- Provided data
================================

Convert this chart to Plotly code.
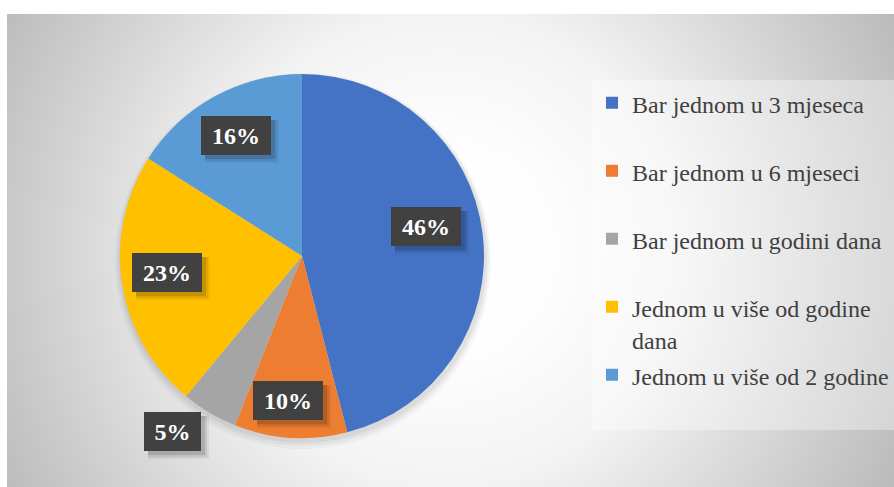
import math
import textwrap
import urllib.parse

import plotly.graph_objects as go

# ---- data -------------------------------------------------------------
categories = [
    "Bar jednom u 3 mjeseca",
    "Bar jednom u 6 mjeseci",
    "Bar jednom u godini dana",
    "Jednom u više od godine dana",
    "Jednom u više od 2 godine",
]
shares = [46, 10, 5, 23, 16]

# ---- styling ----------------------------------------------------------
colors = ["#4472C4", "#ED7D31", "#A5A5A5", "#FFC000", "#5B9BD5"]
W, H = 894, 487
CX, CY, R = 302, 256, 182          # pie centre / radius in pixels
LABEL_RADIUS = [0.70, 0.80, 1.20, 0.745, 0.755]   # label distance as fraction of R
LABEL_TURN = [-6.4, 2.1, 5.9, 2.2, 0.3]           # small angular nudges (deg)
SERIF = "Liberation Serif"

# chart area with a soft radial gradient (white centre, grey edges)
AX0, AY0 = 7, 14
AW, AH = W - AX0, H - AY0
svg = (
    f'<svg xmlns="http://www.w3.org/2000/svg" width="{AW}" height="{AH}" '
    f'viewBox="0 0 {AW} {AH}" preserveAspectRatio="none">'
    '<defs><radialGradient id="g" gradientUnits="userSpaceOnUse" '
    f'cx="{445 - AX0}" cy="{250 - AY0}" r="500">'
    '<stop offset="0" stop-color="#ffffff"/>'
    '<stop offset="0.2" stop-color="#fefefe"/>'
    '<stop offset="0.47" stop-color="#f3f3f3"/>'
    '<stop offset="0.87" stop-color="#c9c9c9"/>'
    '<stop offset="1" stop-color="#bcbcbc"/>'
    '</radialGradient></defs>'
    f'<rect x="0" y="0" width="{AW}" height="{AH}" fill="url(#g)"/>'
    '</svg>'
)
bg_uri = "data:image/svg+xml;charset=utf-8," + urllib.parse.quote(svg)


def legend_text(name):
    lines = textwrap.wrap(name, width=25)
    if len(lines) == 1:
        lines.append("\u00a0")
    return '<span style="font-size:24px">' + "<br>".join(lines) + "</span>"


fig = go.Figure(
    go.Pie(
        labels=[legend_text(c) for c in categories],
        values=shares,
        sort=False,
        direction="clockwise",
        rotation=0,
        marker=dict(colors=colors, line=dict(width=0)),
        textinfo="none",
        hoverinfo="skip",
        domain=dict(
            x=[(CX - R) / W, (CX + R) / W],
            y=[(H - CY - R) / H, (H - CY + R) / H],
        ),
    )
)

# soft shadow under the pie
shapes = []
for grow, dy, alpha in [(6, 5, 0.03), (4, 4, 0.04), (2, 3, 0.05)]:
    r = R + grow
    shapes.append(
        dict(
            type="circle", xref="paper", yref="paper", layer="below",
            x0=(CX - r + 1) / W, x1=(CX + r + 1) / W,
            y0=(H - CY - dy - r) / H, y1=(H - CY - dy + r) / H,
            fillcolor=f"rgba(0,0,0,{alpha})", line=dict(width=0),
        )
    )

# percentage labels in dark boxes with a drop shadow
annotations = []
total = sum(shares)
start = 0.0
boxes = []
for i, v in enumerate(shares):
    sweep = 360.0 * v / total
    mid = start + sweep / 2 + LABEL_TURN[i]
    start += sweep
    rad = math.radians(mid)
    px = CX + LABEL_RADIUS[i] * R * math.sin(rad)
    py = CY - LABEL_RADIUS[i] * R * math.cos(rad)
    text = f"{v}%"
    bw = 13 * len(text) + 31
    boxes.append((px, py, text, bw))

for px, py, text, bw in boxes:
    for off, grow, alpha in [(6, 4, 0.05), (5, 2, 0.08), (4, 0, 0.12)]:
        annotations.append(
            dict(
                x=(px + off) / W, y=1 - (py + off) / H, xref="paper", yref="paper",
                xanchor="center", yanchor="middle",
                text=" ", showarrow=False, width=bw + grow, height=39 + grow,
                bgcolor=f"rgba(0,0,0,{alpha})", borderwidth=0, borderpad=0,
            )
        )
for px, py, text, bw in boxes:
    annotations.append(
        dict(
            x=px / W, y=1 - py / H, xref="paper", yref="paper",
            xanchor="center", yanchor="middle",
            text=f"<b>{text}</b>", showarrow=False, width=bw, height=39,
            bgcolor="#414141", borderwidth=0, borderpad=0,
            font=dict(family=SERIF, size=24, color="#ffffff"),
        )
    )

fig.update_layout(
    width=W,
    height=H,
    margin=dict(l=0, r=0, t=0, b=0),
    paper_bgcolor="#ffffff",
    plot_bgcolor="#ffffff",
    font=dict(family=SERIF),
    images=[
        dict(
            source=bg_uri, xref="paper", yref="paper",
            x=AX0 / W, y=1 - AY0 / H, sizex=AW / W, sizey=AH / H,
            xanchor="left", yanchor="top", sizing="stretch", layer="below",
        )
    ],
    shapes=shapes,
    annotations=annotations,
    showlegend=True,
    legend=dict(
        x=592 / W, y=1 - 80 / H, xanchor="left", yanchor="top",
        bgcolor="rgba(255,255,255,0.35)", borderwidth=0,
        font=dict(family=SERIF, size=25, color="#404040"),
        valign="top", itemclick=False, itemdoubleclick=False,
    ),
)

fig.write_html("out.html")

================================

Quote the data above in full and without alteration; skip the pictures.

- Exercise result
Convert this chart to Plotly code.
import math
import textwrap
import urllib.parse

import plotly.graph_objects as go

# ---- data -------------------------------------------------------------
categories = [
    "Bar jednom u 3 mjeseca",
    "Bar jednom u 6 mjeseci",
    "Bar jednom u godini dana",
    "Jednom u više od godine dana",
    "Jednom u više od 2 godine",
]
shares = [46, 10, 5, 23, 16]

# ---- styling ----------------------------------------------------------
colors = ["#4472C4", "#ED7D31", "#A5A5A5", "#FFC000", "#5B9BD5"]
W, H = 894, 487
CX, CY, R = 302, 256, 182          # pie centre / radius in pixels
LABEL_RADIUS = [0.70, 0.80, 1.20, 0.745, 0.755]   # label distance as fraction of R
LABEL_TURN = [-6.4, 2.1, 5.9, 2.2, 0.3]           # small angular nudges (deg)
SERIF = "Liberation Serif"

# chart area with a soft radial gradient (white centre, grey edges)
AX0, AY0 = 7, 14
AW, AH = W - AX0, H - AY0
svg = (
    f'<svg xmlns="http://www.w3.org/2000/svg" width="{AW}" height="{AH}" '
    f'viewBox="0 0 {AW} {AH}" preserveAspectRatio="none">'
    '<defs><radialGradient id="g" gradientUnits="userSpaceOnUse" '
    f'cx="{445 - AX0}" cy="{250 - AY0}" r="500">'
    '<stop offset="0" stop-color="#ffffff"/>'
    '<stop offset="0.2" stop-color="#fefefe"/>'
    '<stop offset="0.47" stop-color="#f3f3f3"/>'
    '<stop offset="0.87" stop-color="#c9c9c9"/>'
    '<stop offset="1" stop-color="#bcbcbc"/>'
    '</radialGradient></defs>'
    f'<rect x="0" y="0" width="{AW}" height="{AH}" fill="url(#g)"/>'
    '</svg>'
)
bg_uri = "data:image/svg+xml;charset=utf-8," + urllib.parse.quote(svg)


def legend_text(name):
    lines = textwrap.wrap(name, width=25)
    if len(lines) == 1:
        lines.append("\u00a0")
    return '<span style="font-size:24px">' + "<br>".join(lines) + "</span>"


fig = go.Figure(
    go.Pie(
        labels=[legend_text(c) for c in categories],
        values=shares,
        sort=False,
        direction="clockwise",
        rotation=0,
        marker=dict(colors=colors, line=dict(width=0)),
        textinfo="none",
        hoverinfo="skip",
        domain=dict(
            x=[(CX - R) / W, (CX + R) / W],
            y=[(H - CY - R) / H, (H - CY + R) / H],
        ),
    )
)

# soft shadow under the pie
shapes = []
for grow, dy, alpha in [(6, 5, 0.03), (4, 4, 0.04), (2, 3, 0.05)]:
    r = R + grow
    shapes.append(
        dict(
            type="circle", xref="paper", yref="paper", layer="below",
            x0=(CX - r + 1) / W, x1=(CX + r + 1) / W,
            y0=(H - CY - dy - r) / H, y1=(H - CY - dy + r) / H,
            fillcolor=f"rgba(0,0,0,{alpha})", line=dict(width=0),
        )
    )

# percentage labels in dark boxes with a drop shadow
annotations = []
total = sum(shares)
start = 0.0
boxes = []
for i, v in enumerate(shares):
    sweep = 360.0 * v / total
    mid = start + sweep / 2 + LABEL_TURN[i]
    start += sweep
    rad = math.radians(mid)
    px = CX + LABEL_RADIUS[i] * R * math.sin(rad)
    py = CY - LABEL_RADIUS[i] * R * math.cos(rad)
    text = f"{v}%"
    bw = 13 * len(text) + 31
    boxes.append((px, py, text, bw))

for px, py, text, bw in boxes:
    for off, grow, alpha in [(6, 4, 0.05), (5, 2, 0.08), (4, 0, 0.12)]:
        annotations.append(
            dict(
                x=(px + off) / W, y=1 - (py + off) / H, xref="paper", yref="paper",
                xanchor="center", yanchor="middle",
                text=" ", showarrow=False, width=bw + grow, height=39 + grow,
                bgcolor=f"rgba(0,0,0,{alpha})", borderwidth=0, borderpad=0,
            )
        )
for px, py, text, bw in boxes:
    annotations.append(
        dict(
            x=px / W, y=1 - py / H, xref="paper", yref="paper",
            xanchor="center", yanchor="middle",
            text=f"<b>{text}</b>", showarrow=False, width=bw, height=39,
            bgcolor="#414141", borderwidth=0, borderpad=0,
            font=dict(family=SERIF, size=24, color="#ffffff"),
        )
    )

fig.update_layout(
    width=W,
    height=H,
    margin=dict(l=0, r=0, t=0, b=0),
    paper_bgcolor="#ffffff",
    plot_bgcolor="#ffffff",
    font=dict(family=SERIF),
    images=[
        dict(
            source=bg_uri, xref="paper", yref="paper",
            x=AX0 / W, y=1 - AY0 / H, sizex=AW / W, sizey=AH / H,
            xanchor="left", yanchor="top", sizing="stretch", layer="below",
        )
    ],
    shapes=shapes,
    annotations=annotations,
    showlegend=True,
    legend=dict(
        x=592 / W, y=1 - 80 / H, xanchor="left", yanchor="top",
        bgcolor="rgba(255,255,255,0.35)", borderwidth=0,
        font=dict(family=SERIF, size=25, color="#404040"),
        valign="top", itemclick=False, itemdoubleclick=False,
    ),
)

fig.write_html("out.html")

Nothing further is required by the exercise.